2. Sacheen Littlefeather
Everyone knew that Marlon Brando was going to win the Oscar for Best Supporting Actor at the 1973 Academy Awards. What they didn't suspect was that he would use his free airtime to advance a cause that meant a great deal to him - i.e., the struggle of Native Americans to receive meaningful social equality in America, from their regular mischaracterization within show business to the recent debacle at Wounded Knee. To make this point, Brando asked an Apache/Yaqui activist named Sacheen Littlefeather to accept the award in his stead. Although Brando had written a much longer acceptance speech for Littlefeather to deliver on his behalf, time constraints forced her to improvise an address within 30 seconds:
"Marlon Brando has asked me to tell you, in a very long speech which I cannot share with you presently-because of time-but I will be glad to share with the press afterward, that he must ... very regretfully cannot accept this very generous award.
"And the reason [sic] for this being ... are the treatment of American Indians today by the film industry … excuse me … and on television in movie re-runs, and also the recent happenings at Wounded Knee.
"I beg at this time that I have not intruded upon this evening and that we will, in the future ... our hearts and our understanding will meet with love and generosity.
"Thank you on behalf of Marlon Brando."
Perhaps not the most memorable address, but the symbolic gesture on Brando's part ultimately mattered far more than the details of what exactly was said at the time. To this day, Brando's decision to have Littlefeather accept his Oscar remains one of the most memorable moments in American cultural history.
1. William Faulkner
There is no question who belongs at the top of this list. When Faulkner accepted the Nobel Prize for Literature in 1950, he did so to a world that was only beginning to adopt on a massive scale the cynical attitude that has been so pervasive for so long today that we take it for granted. In his acceptance speech, Faulkner denounced the tendency of modern artists to focus on what was wrong about the modern human condition and defiantly proclaimed that, in the end, there is far more to celebrate than decry about humanity:
"I decline to accept the end of man. It is easy enough to say that man is immortal simply because he will endure: that when the last dingdong of doom has clanged and faded from the last worthless rock hanging tideless in the last red and dying evening, that even then there will still be one more sound: that of his puny inexhaustible voice, still talking.

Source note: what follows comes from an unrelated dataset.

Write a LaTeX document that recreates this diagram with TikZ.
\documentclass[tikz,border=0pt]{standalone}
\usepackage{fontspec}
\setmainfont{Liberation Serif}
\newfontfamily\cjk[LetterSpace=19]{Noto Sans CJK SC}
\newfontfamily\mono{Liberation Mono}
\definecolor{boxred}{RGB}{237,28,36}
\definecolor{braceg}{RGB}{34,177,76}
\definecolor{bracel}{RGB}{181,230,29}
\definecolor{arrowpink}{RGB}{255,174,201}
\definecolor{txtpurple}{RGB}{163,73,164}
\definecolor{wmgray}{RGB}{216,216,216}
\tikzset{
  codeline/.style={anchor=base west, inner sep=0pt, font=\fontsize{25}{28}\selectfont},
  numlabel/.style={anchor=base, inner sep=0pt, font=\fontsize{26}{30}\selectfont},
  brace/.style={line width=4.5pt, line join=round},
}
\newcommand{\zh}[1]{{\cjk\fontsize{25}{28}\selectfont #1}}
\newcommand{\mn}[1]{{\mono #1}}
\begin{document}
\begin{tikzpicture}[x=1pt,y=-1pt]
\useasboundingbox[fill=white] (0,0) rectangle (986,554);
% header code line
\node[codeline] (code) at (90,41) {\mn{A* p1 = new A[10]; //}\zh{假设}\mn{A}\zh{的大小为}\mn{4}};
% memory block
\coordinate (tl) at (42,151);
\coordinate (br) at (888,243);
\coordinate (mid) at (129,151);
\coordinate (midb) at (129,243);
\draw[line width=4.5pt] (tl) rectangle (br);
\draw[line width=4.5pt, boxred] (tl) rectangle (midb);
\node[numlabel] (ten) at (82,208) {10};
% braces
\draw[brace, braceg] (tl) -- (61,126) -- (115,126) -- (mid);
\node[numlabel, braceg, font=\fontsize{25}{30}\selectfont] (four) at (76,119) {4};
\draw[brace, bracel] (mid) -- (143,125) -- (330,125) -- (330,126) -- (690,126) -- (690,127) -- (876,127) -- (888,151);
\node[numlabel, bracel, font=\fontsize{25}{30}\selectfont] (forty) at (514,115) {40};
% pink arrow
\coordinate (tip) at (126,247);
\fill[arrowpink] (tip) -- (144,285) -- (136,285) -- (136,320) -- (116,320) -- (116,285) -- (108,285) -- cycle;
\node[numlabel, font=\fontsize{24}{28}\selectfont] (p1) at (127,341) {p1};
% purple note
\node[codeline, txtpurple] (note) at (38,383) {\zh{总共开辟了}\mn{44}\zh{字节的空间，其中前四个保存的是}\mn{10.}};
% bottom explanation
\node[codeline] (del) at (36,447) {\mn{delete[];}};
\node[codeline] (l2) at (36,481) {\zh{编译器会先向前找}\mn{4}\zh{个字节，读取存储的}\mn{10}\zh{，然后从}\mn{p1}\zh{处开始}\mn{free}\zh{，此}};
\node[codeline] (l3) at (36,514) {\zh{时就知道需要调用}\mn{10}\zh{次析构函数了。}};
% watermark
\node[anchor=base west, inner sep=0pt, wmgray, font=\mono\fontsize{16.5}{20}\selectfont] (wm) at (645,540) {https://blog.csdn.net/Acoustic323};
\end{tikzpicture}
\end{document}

"I refuse to accept this. I believe that man will not merely endure: he will prevail. He is immortal, not because he alone among creatures has an inexhaustible voice, but because he has a soul, a spirit capable of compassion and sacrifice and endurance. The poet's, the writer's, duty is to write about these things. It is his privilege to help man endure by lifting his heart, by reminding him of the courage and honor and hope and pride and compassion and pity and sacrifice which have been the glory of his past. The poet's voice need not merely be the record of man, it can be one of the props, the pillars to help him endure and prevail."
Although Faulkner was railing against evils that are far less frequently discussed in 2013 — foremost among them the proliferation of nuclear weapons — the broader theme of his message remains as ture today as it was 63 years ago. Like the statements made by Foster, Cohen, Miller, and Littlefeather, it is noteworthy because it spoke to issues larger than the comparatively simpler questions about artistic quality normally broached by awards ceremonies.

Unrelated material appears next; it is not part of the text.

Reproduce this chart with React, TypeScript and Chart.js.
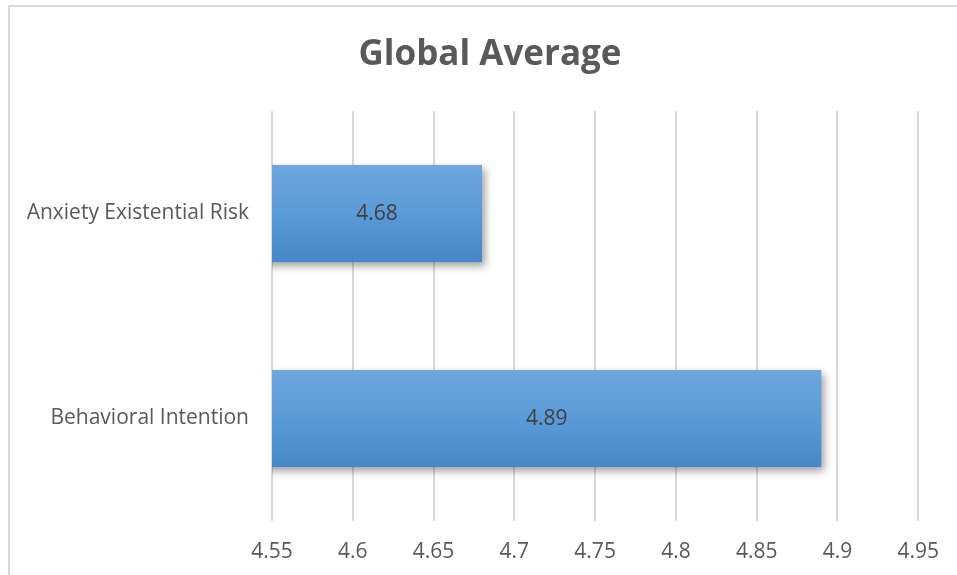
import React, { useEffect, useRef } from "react";
import { Chart, registerables } from "chart.js";

Chart.register(...registerables);

const categories = ["Anxiety Existential Risk", "Behavioral Intention"];
const values = [4.68, 4.89];
const xMin = 4.55;
const xMax = 4.95;
const xStep = 0.05;
const titleText = "Global Average";

const FONT = "'Open Sans', Lato, sans-serif";

const framePlugin = {
  id: "frame",
  beforeDraw(chart: any) {
    const ctx = chart.ctx;
    ctx.save();
    ctx.fillStyle = "#ffffff";
    ctx.fillRect(0, 0, chart.width, chart.height);
    ctx.strokeStyle = "#d9d9d9";
    ctx.lineWidth = 2;
    ctx.beginPath();
    ctx.moveTo(9, chart.height + 5);
    ctx.lineTo(9, 6);
    ctx.lineTo(chart.width + 5, 6);
    ctx.stroke();
    ctx.fillStyle = "#595959";
    ctx.font = `bold 35px ${FONT}`;
    ctx.textAlign = "center";
    ctx.textBaseline = "middle";
    ctx.fillText(titleText, 490, 55);
    ctx.restore();
  },
};

const barStylePlugin = {
  id: "barStyle",
  beforeDatasetDraw(chart: any) {
    const ctx = chart.ctx;
    ctx.save();
    ctx.shadowColor = "rgba(0,0,0,0.38)";
    ctx.shadowBlur = 8;
    ctx.shadowOffsetX = 3;
    ctx.shadowOffsetY = 4;
  },
  afterDatasetDraw(chart: any) {
    chart.ctx.restore();
  },
  afterDraw(chart: any) {
    const ctx = chart.ctx;
    const xs = chart.scales.x;
    const ys = chart.scales.y;
    ctx.save();
    ctx.fillStyle = "#404040";
    ctx.font = `21px ${FONT}`;
    ctx.textAlign = "center";
    ctx.textBaseline = "middle";
    values.forEach((v, i) => {
      const start = xs.getPixelForValue(xMin);
      const end = xs.getPixelForValue(v);
      ctx.fillText(String(v), (start + end) / 2, ys.getPixelForValue(i) + 1);
    });
    ctx.restore();
  },
};

function barGradient(context: any) {
  const chart = context.chart;
  const el = chart.getDatasetMeta(0).data[context.dataIndex];
  if (!el || !isFinite(el.y) || !isFinite(el.height)) return "#5b9bd5";
  const top = el.y - el.height / 2;
  const bottom = el.y + el.height / 2;
  const g = chart.ctx.createLinearGradient(0, top, 0, bottom);
  g.addColorStop(0, "#6fa6dd");
  g.addColorStop(0.5, "#5b9ad8");
  g.addColorStop(1, "#4787c7");
  return g;
}

export default function App() {
  const ref = useRef<HTMLCanvasElement | null>(null);

  useEffect(() => {
    if (!ref.current) return;
    const chart = new Chart(ref.current, {
      type: "bar",
      data: {
        labels: categories,
        datasets: [
          {
            data: values,
            backgroundColor: barGradient,
            borderWidth: 0,
            barPercentage: 0.946,
            categoryPercentage: 0.5,
          },
        ],
      },
      options: {
        indexAxis: "y",
        responsive: false,
        animation: false,
        layout: { padding: { top: 111, right: 38, bottom: 0, left: 0 } },
        plugins: {
          legend: { display: false },
          tooltip: { enabled: false },
          title: { display: false },
        },
        scales: {
          x: {
            type: "linear",
            min: xMin,
            max: xMax,
            border: { display: false },
            grid: { color: "#d9d9d9", lineWidth: 2, drawTicks: false },
            afterFit: (s: any) => {
              s.height = 54;
            },
            ticks: {
              stepSize: xStep,
              color: "#595959",
              font: { family: FONT, size: 21 },
              padding: 18,
              callback: (v: any) => String(Math.round(Number(v) * 100) / 100),
            },
          },
          y: {
            border: { display: false },
            grid: { display: false, drawTicks: false },
            afterFit: (s: any) => {
              s.width = 272;
            },
            ticks: {
              color: "#595959",
              font: { family: FONT, size: 21 },
              padding: 23,
            },
          },
        },
      },
      plugins: [framePlugin, barStylePlugin],
    });
    chart.update();
    return () => chart.destroy();
  }, []);

  return (
    <div style={{ position: "absolute", left: 0, top: 0, width: 957, height: 575 }}>
      <canvas ref={ref} width={957} height={575} />
    </div>
  );
}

It is a sign of our times that the richness and courage of Foster's Golden Globes speech is likely to be reduced merely to its most conspicuous part, reducing a thoughtful soliloquy to its most marketable sound bytes (as is so often done these days). One can only hope that future historians who decide to paw through the detritus of early-21st century culture will, with their detached perspective, appreciate her speech for its true worth — and that they will do the same thing for the other artists included on this list.